I wonder is there a way to shorten below SELECT CASE query, by replacing the repeating arithmetic ((table1.col_a + table2.col_b) / 2) with something like a variable?

SELECT
  CASE
    WHEN ((table1.col_a + table2.col_b) / 2) < 100 THEN 1
    WHEN ((table1.col_a + table2.col_b) / 2) < 200 THEN 2
    WHEN ((table1.col_a + table2.col_b) / 2) < 250 THEN 3
    WHEN ((table1.col_a + table2.col_b) / 2) < 300 THEN 4
    WHEN ((table1.col_a + table2.col_b) / 2) < 800 THEN 5
    <... till 20>
  END bucket_range
  COUNT(table1.id) as stats
FROM
  table1 INNER JOIN table2
    ON table1.column_x = table2.column_y
WHERE
  <filter conditions>
GROUP BY 1
ORDER BY bucket_range

The solution has to be single SELECT query (on PostgreSQL 10), not stored procedure or function. It should not impact performance.

I tried the following but they are invalid:

SELECT
  CASE ((table1.col_a + table2.col_b) / 2)
    WHEN < 100 THEN 1
    WHEN < 200 THEN 2

and

SELECT
  CASE ((table1.col_a + table2.col_b) / 2) AS x
    WHEN x < 100 THEN 1
    WHEN x < 200 THEN 2

--- Update note

The comparison evaluation arithmetic < bound_number THEN 1 was just a simplified example. The actual bucket sizes are not consistent, I just updated the question to clarify this. The idea is that the arithmetic expression is repeating across cases.

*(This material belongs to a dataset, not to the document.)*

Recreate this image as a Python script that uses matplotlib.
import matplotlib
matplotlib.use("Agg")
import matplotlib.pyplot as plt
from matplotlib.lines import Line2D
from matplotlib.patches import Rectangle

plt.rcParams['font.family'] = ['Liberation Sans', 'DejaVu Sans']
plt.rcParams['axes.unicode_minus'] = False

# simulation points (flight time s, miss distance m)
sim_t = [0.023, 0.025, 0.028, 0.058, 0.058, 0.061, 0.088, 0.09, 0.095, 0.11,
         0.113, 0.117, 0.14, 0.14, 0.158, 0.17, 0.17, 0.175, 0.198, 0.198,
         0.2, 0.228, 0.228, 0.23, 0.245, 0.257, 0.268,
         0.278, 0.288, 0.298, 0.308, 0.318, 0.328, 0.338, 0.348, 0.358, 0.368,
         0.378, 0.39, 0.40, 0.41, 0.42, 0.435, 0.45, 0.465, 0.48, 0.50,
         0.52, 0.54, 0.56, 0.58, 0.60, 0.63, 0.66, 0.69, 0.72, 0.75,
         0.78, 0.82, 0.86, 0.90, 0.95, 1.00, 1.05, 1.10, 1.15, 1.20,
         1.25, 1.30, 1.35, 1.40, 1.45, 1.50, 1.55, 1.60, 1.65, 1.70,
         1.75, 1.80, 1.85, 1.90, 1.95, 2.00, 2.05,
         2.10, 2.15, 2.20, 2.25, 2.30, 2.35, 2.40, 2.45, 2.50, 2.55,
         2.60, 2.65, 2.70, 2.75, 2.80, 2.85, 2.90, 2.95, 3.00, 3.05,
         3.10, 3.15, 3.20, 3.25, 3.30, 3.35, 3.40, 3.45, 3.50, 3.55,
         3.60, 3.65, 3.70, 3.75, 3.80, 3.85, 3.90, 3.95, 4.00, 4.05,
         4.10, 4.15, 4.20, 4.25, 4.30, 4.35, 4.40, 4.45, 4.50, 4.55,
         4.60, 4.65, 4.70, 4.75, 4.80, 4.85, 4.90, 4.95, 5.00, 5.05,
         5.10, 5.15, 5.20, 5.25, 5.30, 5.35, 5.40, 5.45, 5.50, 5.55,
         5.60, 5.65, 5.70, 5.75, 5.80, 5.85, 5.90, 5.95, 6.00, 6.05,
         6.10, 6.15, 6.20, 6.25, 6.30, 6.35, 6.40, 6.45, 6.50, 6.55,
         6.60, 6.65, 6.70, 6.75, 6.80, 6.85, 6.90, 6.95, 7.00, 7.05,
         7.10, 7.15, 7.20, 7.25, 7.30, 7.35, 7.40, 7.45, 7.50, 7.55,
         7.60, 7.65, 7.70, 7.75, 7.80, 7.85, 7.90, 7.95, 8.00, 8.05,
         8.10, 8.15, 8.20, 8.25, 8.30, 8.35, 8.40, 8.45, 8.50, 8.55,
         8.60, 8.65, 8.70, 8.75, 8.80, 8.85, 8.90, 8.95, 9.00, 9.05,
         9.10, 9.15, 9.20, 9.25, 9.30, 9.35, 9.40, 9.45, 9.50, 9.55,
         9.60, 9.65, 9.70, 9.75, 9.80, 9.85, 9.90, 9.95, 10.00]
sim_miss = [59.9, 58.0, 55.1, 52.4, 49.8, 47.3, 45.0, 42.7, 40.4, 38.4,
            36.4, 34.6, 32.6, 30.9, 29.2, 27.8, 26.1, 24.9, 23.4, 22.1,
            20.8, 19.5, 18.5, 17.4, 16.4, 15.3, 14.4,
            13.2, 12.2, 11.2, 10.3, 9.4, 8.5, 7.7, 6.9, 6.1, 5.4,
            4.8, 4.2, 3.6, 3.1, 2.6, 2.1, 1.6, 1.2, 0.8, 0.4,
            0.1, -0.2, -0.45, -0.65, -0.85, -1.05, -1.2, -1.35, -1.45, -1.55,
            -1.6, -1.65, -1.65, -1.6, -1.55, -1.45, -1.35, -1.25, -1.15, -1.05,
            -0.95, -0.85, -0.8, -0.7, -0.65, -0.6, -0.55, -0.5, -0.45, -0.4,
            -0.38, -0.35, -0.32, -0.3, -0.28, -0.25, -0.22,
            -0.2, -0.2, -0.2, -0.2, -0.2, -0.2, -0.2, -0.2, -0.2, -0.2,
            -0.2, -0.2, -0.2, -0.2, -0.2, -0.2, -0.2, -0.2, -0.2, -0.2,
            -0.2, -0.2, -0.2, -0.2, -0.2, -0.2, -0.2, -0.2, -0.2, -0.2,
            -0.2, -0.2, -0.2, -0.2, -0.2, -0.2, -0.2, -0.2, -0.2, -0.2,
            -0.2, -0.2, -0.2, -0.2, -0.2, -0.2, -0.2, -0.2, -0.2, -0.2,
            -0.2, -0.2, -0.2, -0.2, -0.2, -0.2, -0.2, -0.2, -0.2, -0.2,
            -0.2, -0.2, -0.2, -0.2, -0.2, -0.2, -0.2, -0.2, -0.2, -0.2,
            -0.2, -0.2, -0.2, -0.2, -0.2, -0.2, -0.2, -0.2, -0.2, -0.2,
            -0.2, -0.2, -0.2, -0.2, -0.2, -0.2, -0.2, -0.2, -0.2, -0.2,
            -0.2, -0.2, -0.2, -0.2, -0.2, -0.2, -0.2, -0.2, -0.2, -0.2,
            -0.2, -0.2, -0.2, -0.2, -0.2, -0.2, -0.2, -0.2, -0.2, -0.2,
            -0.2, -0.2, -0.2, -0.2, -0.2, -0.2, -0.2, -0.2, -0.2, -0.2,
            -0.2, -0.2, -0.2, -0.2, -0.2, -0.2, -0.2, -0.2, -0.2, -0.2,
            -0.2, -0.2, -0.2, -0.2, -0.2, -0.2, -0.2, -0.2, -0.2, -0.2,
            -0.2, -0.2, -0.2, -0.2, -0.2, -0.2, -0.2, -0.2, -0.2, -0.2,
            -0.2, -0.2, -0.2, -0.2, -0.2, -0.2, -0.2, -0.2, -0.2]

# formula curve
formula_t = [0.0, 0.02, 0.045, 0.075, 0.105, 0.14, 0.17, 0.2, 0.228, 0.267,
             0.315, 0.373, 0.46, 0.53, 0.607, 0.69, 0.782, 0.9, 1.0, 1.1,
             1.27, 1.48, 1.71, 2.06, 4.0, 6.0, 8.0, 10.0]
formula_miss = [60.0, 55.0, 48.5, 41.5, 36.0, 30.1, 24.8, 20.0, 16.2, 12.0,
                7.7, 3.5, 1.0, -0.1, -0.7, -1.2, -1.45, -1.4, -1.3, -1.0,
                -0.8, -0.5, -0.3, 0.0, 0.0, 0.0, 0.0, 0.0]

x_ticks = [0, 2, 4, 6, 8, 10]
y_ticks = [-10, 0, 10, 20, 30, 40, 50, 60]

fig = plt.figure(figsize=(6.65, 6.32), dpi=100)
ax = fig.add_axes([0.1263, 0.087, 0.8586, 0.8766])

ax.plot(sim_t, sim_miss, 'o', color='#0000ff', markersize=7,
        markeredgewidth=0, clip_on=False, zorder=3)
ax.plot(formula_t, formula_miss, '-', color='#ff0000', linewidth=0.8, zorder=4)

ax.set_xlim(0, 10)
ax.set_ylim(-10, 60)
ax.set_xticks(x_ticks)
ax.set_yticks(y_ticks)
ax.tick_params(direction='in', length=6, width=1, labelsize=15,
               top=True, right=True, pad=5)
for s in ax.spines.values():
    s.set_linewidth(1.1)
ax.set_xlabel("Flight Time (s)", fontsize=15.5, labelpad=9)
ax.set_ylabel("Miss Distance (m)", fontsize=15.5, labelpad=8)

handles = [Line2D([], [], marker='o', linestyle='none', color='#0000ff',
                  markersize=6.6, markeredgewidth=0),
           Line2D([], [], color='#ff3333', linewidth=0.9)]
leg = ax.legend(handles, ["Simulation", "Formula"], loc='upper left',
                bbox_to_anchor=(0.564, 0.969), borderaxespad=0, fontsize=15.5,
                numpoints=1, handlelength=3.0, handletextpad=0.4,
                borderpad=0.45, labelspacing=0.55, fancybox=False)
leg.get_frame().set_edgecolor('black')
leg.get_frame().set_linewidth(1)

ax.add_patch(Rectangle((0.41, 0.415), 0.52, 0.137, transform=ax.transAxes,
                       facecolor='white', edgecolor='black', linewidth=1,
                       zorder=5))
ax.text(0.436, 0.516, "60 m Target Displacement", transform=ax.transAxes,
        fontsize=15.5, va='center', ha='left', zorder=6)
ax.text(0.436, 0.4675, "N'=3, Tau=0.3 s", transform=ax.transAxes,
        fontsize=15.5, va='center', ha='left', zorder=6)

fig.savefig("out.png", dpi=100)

I think yo can create a new table with begin_col, end_col, value_col 3 columns and can make a join between these two table and use: where (table1.col_a + table2.col_b) / 2 between begin_col and end_col . — Rahid Zeynalov
– Rahid Zeynalov, Commented Mar 31, 2021 at 13:42
If your formulas are really in form WHEN same_expr < 100*N THEN N, then you could use just pure math without case at all :) — Arvo
– Arvo, Commented Mar 31, 2021 at 13:47
You could approach it with a cross apply/lateral join: cross apply (select count(*) + 1 from (values (100), (200), (250), (300), (800)) t(v) where v < (table1.col_a + table2.col_b) / 2) as t2(bucket_range) Not sure it's a huge improvement. — shawnt00
– shawnt00, Commented Mar 31, 2021 at 17:31
Hacks like this used to be common once upon a time: substring(' 1 234 5', table1.col_a + table2.col_b) / 2 / 50, 1) — shawnt00
– shawnt00, Commented Mar 31, 2021 at 17:55

Tim Biegeleisen · Accepted Answer · 2021-03-31 13:46:31Z

2

If I understand the math correctly, you should be able to just divide by 100 and take the floor:

SELECT
    1 + (((table1.col_a + table2.col_b) / 2) / 100) AS bucket_range,
    COUNT(table1.id) AS stats
FROM table1
INNER JOIN table2
    ON table1.column_x = table2.column_y
WHERE
    <filter conditions>
GROUP BY 1
ORDER BY
    bucket_range;

answered Mar 31, 2021 at 13:46

Tim Biegeleisen

526k32 gold badges324 silver badges399 bronze badges

Sign up to request clarification or add additional context in comments.

Comments

user330315 · Accepted Answer · 2021-03-31 13:42:00Z

0

You can use a derived table and then refer to the column alias in the outer query:

SELECT CASE
          WHEN col_sum < 100 THEN 1
          WHEN col_sum < 200 THEN 2
          WHEN col_sum < 300 THEN 3
          WHEN col_sum < 400 THEN 4
          WHEN col_sum < 500 THEN 5
          <... till 20>
        END bucket_range,
        COUNT(id) as stats
FROM (
  SELECT (table1.col_a + table2.col_b) / 2 as col_sum, 
         table1.id
  FROM table1 
    JOIN table2 ON table1.column_x = table2.column_y
  WHERE
    <filter conditions>
) d
GROUP BY 1
ORDER BY bucket_range

Unrelated, but: if table1.id is defined as NOT NULL then you can also use count(*) which will be slightly faster than count(id) (if table1.id can contain null values, the two expressions wouldn't be equivalent);

If the buckets are all of the same size, you might want to have a look at the width_bucket() function which achieves a similar thing but without writing a lengthy CASE expression.

Something like:

 width_bucket((table1.col_a + table2.col_b) / 2, 0, 10000, 20)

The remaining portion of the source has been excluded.